From Panorama media, they admit they are solving the problems on the data they collect, which was influenced by the materials they forced the students to interact with:

“Student mental health struggles skyrocketing” is the data that Panorama collected from surveys, which gives them cover to run more intervention, even without parental consent. 

“Based on the data that was collected, overall measures of self-reported student well-being showed that, since last spring, students are experiencing more challenging feelings (mad, lonely, sad, worried and frustrated) and fewer positive feelings (happy, safe and hopeful). Students did, however, share that they were a little more “excited” last fall than they were last spring,” a Panorama writer reported.
It is questionable if parents understand Panorama.
Do parents know that a child’s data, from their Panorama-owned laptop, held in Google classrooms, and analyzed by Panorama Global employees they may never meet, will stay with them?

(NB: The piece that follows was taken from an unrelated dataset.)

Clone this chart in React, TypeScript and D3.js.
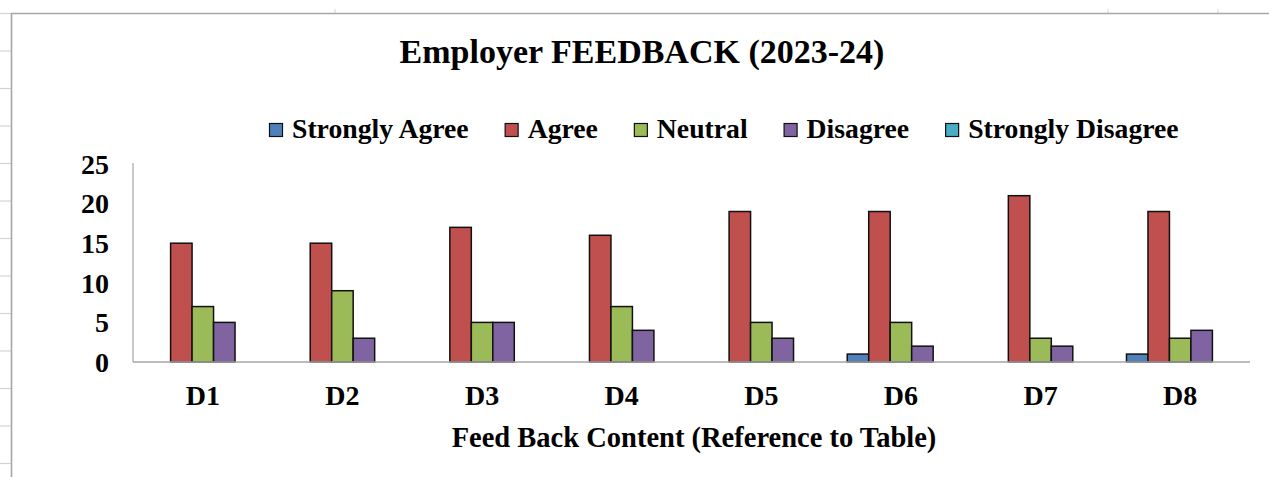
import React, { useEffect, useRef } from "react";
import * as d3 from "d3";

const categories = ["D1", "D2", "D3", "D4", "D5", "D6", "D7", "D8"];
const seriesNames = ["Strongly Agree", "Agree", "Neutral", "Disagree", "Strongly Disagree"];
const stronglyAgree = [0, 0, 0, 0, 0, 1, 0, 1];
const agree = [15, 15, 17, 16, 19, 19, 21, 19];
const neutral = [7, 9, 5, 7, 5, 5, 3, 3];
const disagree = [5, 3, 5, 4, 3, 2, 2, 4];
const stronglyDisagree = [0, 0, 0, 0, 0, 0, 0, 0];
const yTicks = [0, 5, 10, 15, 20, 25];
const colors = ["#4F81BD", "#C0504D", "#9BBB59", "#8064A2", "#4BACC6"];

const W = 1269;
const H = 477;
const FONT = "'Liberation Serif', 'Times New Roman', serif";

export default function App() {
  const ref = useRef<SVGSVGElement | null>(null);

  useEffect(() => {
    const svg = d3.select(ref.current);
    svg.selectAll("*").remove();
    const values = [stronglyAgree, agree, neutral, disagree, stronglyDisagree];

    // spreadsheet background gridlines left of the chart frame
    const gridYs = d3.range(0, 13).map((i) => 13.5 + i * 37.5);
    svg.append("g").selectAll("line").data(gridYs).join("line")
      .attr("x1", 0).attr("x2", 11).attr("y1", (d) => d).attr("y2", (d) => d)
      .attr("stroke", "#d4d4d4").attr("stroke-width", 1.2);
    svg.append("g").selectAll("line").data([335, 1108, 1218]).join("line")
      .attr("x1", (d) => d).attr("x2", (d) => d).attr("y1", 9).attr("y2", 13)
      .attr("stroke", "#d4d4d4").attr("stroke-width", 1);

    // chart frame
    svg.append("path")
      .attr("d", `M11.5,${H + 2} L11.5,13.5 L${W + 2},13.5`)
      .attr("fill", "none").attr("stroke", "#a6a6a6").attr("stroke-width", 1.6);

    const left = 133, right = 1250, top = 164, bottom = 362;
    // gap width 150%: group = band / (1 + 1.5/5)
    const xCat = d3.scaleBand().domain(categories).range([left, right]).padding(0);
    const groupW = xCat.bandwidth() / 1.3;
    const x1 = d3.scaleBand().domain(seriesNames).range([0, groupW]).padding(0);
    const y = d3.scaleLinear().domain([0, 25]).range([bottom, top]);

    // y axis line
    svg.append("line").attr("x1", left).attr("x2", left).attr("y1", top - 1).attr("y2", bottom)
      .attr("stroke", "#a6a6a6").attr("stroke-width", 1.2);

    // bars
    const g = svg.append("g");
    seriesNames.forEach((name, si) => {
      g.append("g").selectAll("rect").data(categories).join("rect")
        .attr("x", (c) => (xCat(c) as number) + (xCat.bandwidth() - groupW) / 2 + (x1(name) as number))
        .attr("y", (c, i) => y(values[si][i]))
        .attr("width", x1.bandwidth())
        .attr("height", (c, i) => y(0) - y(values[si][i]))
        .attr("fill", colors[si])
        .attr("stroke", (c, i) => (values[si][i] > 0 ? "#111" : "none"))
        .attr("stroke-width", 1.5);
    });

    svg.append("line").attr("x1", left).attr("x2", right).attr("y1", bottom).attr("y2", bottom)
      .attr("stroke", "#a6a6a6").attr("stroke-width", 1.6);

    // y tick labels
    svg.append("g").selectAll("text").data(yTicks).join("text")
      .attr("x", 109).attr("y", (d) => y(d)).attr("dy", "0.35em")
      .attr("text-anchor", "end")
      .attr("font-family", FONT).attr("font-weight", "bold").attr("font-size", 28)
      .attr("fill", "#000").text((d) => String(d));

    // x tick labels
    svg.append("g").selectAll("text").data(categories).join("text")
      .attr("x", (c) => (xCat(c) as number) + xCat.bandwidth() / 2).attr("y", 405)
      .attr("text-anchor", "middle")
      .attr("font-family", FONT).attr("font-weight", "bold").attr("font-size", 28)
      .attr("fill", "#000").text((c) => c);

    // axis title
    svg.append("text").attr("x", 694).attr("y", 447).attr("text-anchor", "middle")
      .attr("font-family", FONT).attr("font-weight", "bold").attr("font-size", 28.5)
      .attr("fill", "#000").text("Feed Back Content (Reference to Table)");

    // title
    svg.append("text").attr("x", 642).attr("y", 63).attr("text-anchor", "middle")
      .attr("font-family", FONT).attr("font-weight", "bold").attr("font-size", 34)
      .attr("fill", "#000").text("Employer FEEDBACK (2023-24)");

    // legend
    const lg = svg.append("g");
    let lx = 269;
    seriesNames.forEach((name, si) => {
      lg.append("rect").attr("x", lx + 0.5).attr("y", 123.5).attr("width", 13).attr("height", 13)
        .attr("fill", colors[si]).attr("stroke", "#111").attr("stroke-width", 1.2);
      const t = lg.append("text").attr("x", lx + 23).attr("y", 138)
        .attr("font-family", FONT).attr("font-weight", "bold").attr("font-size", 27.7)
        .attr("fill", "#000").text(name);
      const tw = (t.node() as SVGTextElement).getComputedTextLength();
      lx += 23 + tw + 36;
    });
  }, []);

  return (
    <svg
      ref={ref}
      width={W}
      height={H}
      style={{ position: "fixed", left: 0, top: 0, background: "#fff" }}
    />
  );
}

“North Carolina student data travels with them across the district and through transitions to ensure that no student slips through the cracks. By having up to date academic, behavior, attendance, SEL, Assessment, and intervention data, schools and districts can effectively plan for student transitions without missing a beat.”
Do parents know that the Panorama surveys contain questions about a student’s life, their feelings and thoughts about relationships and specific information about parents regarding their political affiliation?
“North Carolina districts leverage performance data across academics, behavior, attendance, assessment, social-emotional learning, school climate, & family engagement data to inform school improvement planning, and professional development needs.”
Do parents know that schools are going to help make decisions for their families?
“North Carolina school districts are gathering highly impactful Family Engagement data along Karen Mapp’s Dual Capacity Framework to help make decisions on supporting parents/guardians to play an impactful role in student learning.”
This is the fourth part of a series on a Mom’s journey to discover what is happening in her child’s school.